Forman vs. Forman
(Czech Republic/France, 78 min.)
Dir Helena Třeštíková and Jakub Hejna
Oscar winning director Miloš Forman helped shape cinema for decades. From his internationally celebrated Czech output through Oscar winning Hollywood fare, the irascible director stamped his mark on films from historical dramas to musicals, broad farces to brilliant dramas.
Helena Třeštíková and Jakub Hejna Forman vs. Forman finds the late director narrating his own story via the use of contemporaneous interviews conducted in English, French and Czech. Employing a general chronological structure, the film uses this archive footage to weave the story from the streets of Prague to the red carpets of Cannes and the glitz of Hollywood.

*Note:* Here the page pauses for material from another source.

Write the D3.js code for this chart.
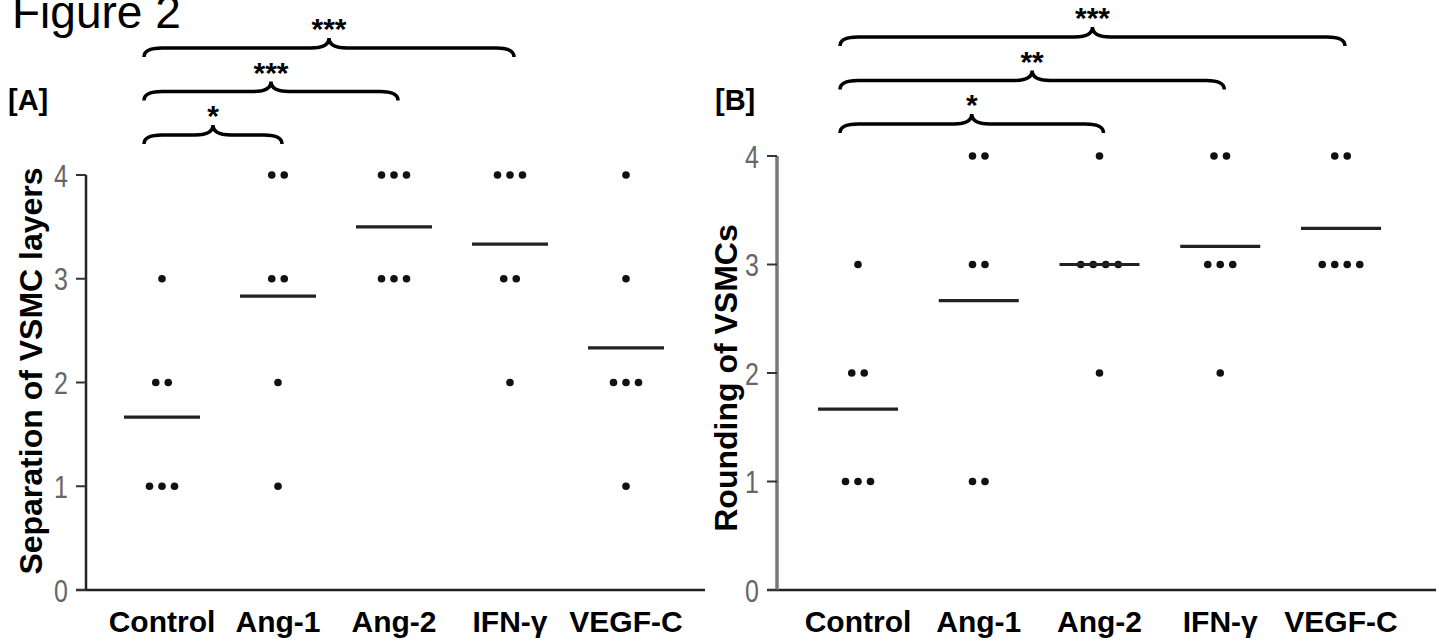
<!DOCTYPE html>
<html>
<head>
<meta charset="utf-8">
<script src="https://cdn.jsdelivr.net/npm/d3@7"></script>
<style>
  body { margin: 0; background: #fff; }
  svg { display: block; font-family: "Liberation Sans", Arial, sans-serif; }
  .tick-lbl { font-family: "Liberation Sans", Arial, sans-serif; font-size: 32px; fill: #666; }
  .cat { font-size: 30px; font-weight: bold; }
  .ylab { font-size: 32px; font-weight: bold; }
  .panel { font-size: 29px; font-weight: bold; }
  .star { font-size: 30px; font-weight: bold; }
</style>
</head>
<body>
<div id="chart"></div>
<script>

var categories = ["Control", "Ang-1", "Ang-2", "IFN-γ", "VEGF-C"];
var yTicks = [0, 1, 2, 3, 4];

// scores per animal, one array per group
var separationScores = [
	[3, 2, 2, 1, 1, 1],
	[4, 4, 3, 3, 2, 1],
	[4, 4, 4, 3, 3, 3],
	[4, 4, 4, 3, 3, 2],
	[4, 3, 2, 2, 2, 1]
];
var roundingScores = [
	[3, 2, 2, 1, 1, 1],
	[4, 4, 3, 3, 1, 1],
	[4, 3, 3, 3, 3, 2],
	[4, 4, 3, 3, 3, 2],
	[4, 4, 3, 3, 3, 3]
];

var separationStars = [["Control", "Ang-1", "*"], ["Control", "Ang-2", "***"], ["Control", "IFN-γ", "***"]];
var roundingStars = [["Control", "Ang-2", "*"], ["Control", "IFN-γ", "**"], ["Control", "VEGF-C", "***"]];

var svg = d3.select("#chart").append("svg").attr("width", 1439).attr("height", 643);

svg.append("text").attr("x", 12).attr("y", 28)
	.style("font-size", "46px").text("Figure 2");

function drawPanel(cfg){
	var g = svg.append("g");
	var y = d3.scaleLinear().domain([0, 4]).range([590, cfg.top]);
	var x = d3.scalePoint().domain(categories).range(cfg.xRange);

	// axes
	g.append("line").attr("x1", cfg.axisX - 10).attr("x2", cfg.xEnd)
		.attr("y1", y(0)).attr("y2", y(0))
		.attr("stroke", "#222").attr("stroke-width", 2.5);
	g.append("line").attr("x1", cfg.axisX).attr("x2", cfg.axisX)
		.attr("y1", y(4)).attr("y2", y(0))
		.attr("stroke", cfg.axisColor).attr("stroke-width", cfg.axisWidth);

	g.selectAll(".tk").data(yTicks).enter().append("line")
		.attr("x1", cfg.axisX - 10).attr("x2", cfg.axisX)
		.attr("y1", function(d){ return y(d); }).attr("y2", function(d){ return y(d); })
		.attr("stroke", "#333").attr("stroke-width", 2);

	// narrow grey digits
	g.selectAll(".tick-lbl").data(yTicks).enter().append("text")
		.attr("class", "tick-lbl")
		.attr("transform", function(d){ return "translate(" + (cfg.axisX - 18) + "," + y(d) + ") scale(0.78,1)"; })
		.attr("dy", "0.36em").style("text-anchor", "end")
		.text(function(d){ return d; });

	g.selectAll(".cat").data(categories).enter().append("text")
		.attr("class", "cat")
		.attr("x", function(d){ return x(d); }).attr("y", 632)
		.style("text-anchor", "middle")
		.text(function(d){ return d; });

	g.append("text").attr("class", "ylab")
		.attr("transform", "translate(" + cfg.ylabX + "," + cfg.ylabY + ") rotate(-90)")
		.style("text-anchor", "middle").text(cfg.ylabel);

	g.append("text").attr("class", "panel")
		.attr("x", cfg.panelX).attr("y", 110).text(cfg.panel);

	// dots and mean lines
	cfg.scores.forEach(function(vals, i){
		var cx = x(categories[i]);
		var counts = d3.rollup(vals, function(v){ return v.length; }, function(d){ return d; });
		counts.forEach(function(n, v){
			for(var k = 0; k < n; k++){
				g.append("circle")
					.attr("cx", cx + (k - (n - 1) / 2) * 12.5)
					.attr("cy", y(v))
					.attr("r", 3.8)
					.attr("fill", "#111");
			}
		});
		var m = d3.mean(vals);
		g.append("line")
			.attr("x1", cx - cfg.meanHalf).attr("x2", cx + cfg.meanHalf)
			.attr("y1", y(m)).attr("y2", y(m))
			.attr("stroke", "#222").attr("stroke-width", 3.2);
	});

	// significance braces
	cfg.stars.forEach(function(s, lvl){
		var x1 = x(s[0]) - 18, x2 = x(s[1]) + 4;
		var xm = (x1 + x2) / 2;
		var yh = cfg.braceY - lvl * 43.5;
		var w = 18;
		var p = "M" + x1 + "," + (yh + 9) +
			" Q" + x1 + "," + yh + " " + (x1 + w) + "," + yh +
			" L" + (xm - w) + "," + yh +
			" Q" + xm + "," + yh + " " + xm + "," + (yh - 10) +
			" Q" + xm + "," + yh + " " + (xm + w) + "," + yh +
			" L" + (x2 - w) + "," + yh +
			" Q" + x2 + "," + yh + " " + x2 + "," + (yh + 9);
		g.append("path").attr("d", p).attr("fill", "none")
			.attr("stroke", "#000").attr("stroke-width", 3.5);
		g.append("text").attr("class", "star")
			.attr("x", xm).attr("y", yh - 26 + 17)
			.style("text-anchor", "middle").text(s[2]);
	});
}

drawPanel({
	top: 175, axisX: 86, xEnd: 705, xRange: [162, 626],
	axisColor: "#222", axisWidth: 2.5, meanHalf: 38,
	ylabel: "Separation of VSMC layers", ylabX: 42, ylabY: 371,
	panel: "[A]", panelX: 8, scores: separationScores,
	stars: separationStars, braceY: 135
});

drawPanel({
	top: 156, axisX: 777, xEnd: 1436, xRange: [858, 1341],
	axisColor: "#777", axisWidth: 3.5, meanHalf: 40,
	ylabel: "Rounding of VSMCs", ylabX: 737, ylabY: 378,
	panel: "[B]", panelX: 715, scores: roundingScores,
	stars: roundingStars, braceY: 124
});

</script>
</body>
</html>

Forman himself was an unlikely success story. Personal tragedy meant he struggled from an early age, and the film interweaves Forman’s hunger for overcoming these obstacles to illustrate how that shaped the projects for which he would gain fame. With access to rare footage, we see the contributions Forman and his colleagues made during the Czech “new wave” as they managed to project their voices to be heard from behind the Iron Curtain.
The documentary is far from hagiography as it traces many of Forman’s missteps along the way, in terms of both his career and his personal life. There’s also an illustration about how good luck shaped him as much as bad. Some of his greatest successes, including Oscar winners One Flew Over the Cuckoo’s Nest and Amadeus, came from serendipitous encounters that shows the director found providence between the bouts of misfortune. Clips and reactions are presented from his extensive filmography, including celebrated Czech works like Black Peter, Loves of a Blonde and The Firemen’s Ball, American hits like Hair (a personal favourite), The People vs. Larry Flynt, misfires like Goya’s Ghosts and Valmont, and forgotten award winners like his English debut and Cannes prize winner Taking Off.
Forman vs. Forman highlights the diversity of the director’s talent, while the charm and ease he displays during his many interviews let him come across as genuine and reflective. The film serves as an excellent primer for the director, situating his films within their historical context and demonstrating the scope of what he accomplished. There’s little in the way of serious or deep criticism of the misfires, save for simple self-critical comments made by the director himself. Similarly, some of his major projects are glanced over while more time is spent on things like the raising of his children, interesting in terms of the man, but less so for those wanting deeper insights into his art.
Forman vs. Forman is far less revolutionary than the filmmaker it documents, but it does an admirable job following the intention to spotlight the highs and lows of the iconoclastic director’s life and career. The film is an excellent companion piece to a retrospective of the man’s work, especially in regards to the more obscure titles, making this a perfect primer to dive deeper into his filmography. The documentarians have been treated to erudite and insightful comments that Forman gave to his interviewers, and thanks to deft editing and an effective structure, the film never feels repetitive or overwhelming.
Třeštíková and Hejna’s Forman vs. Forman does well to let the director’s own words speak to the scope of his career. Just as Forman’s live on long after his passing the documentary does well to allow his voice to echo to future generations, providing context to his work and showing the man who despite massive challenges and setbacks managed throughout his career to shine a bit of light into even his darkest works.
Forman vs. Forman premiered at the Cannes Film Festival.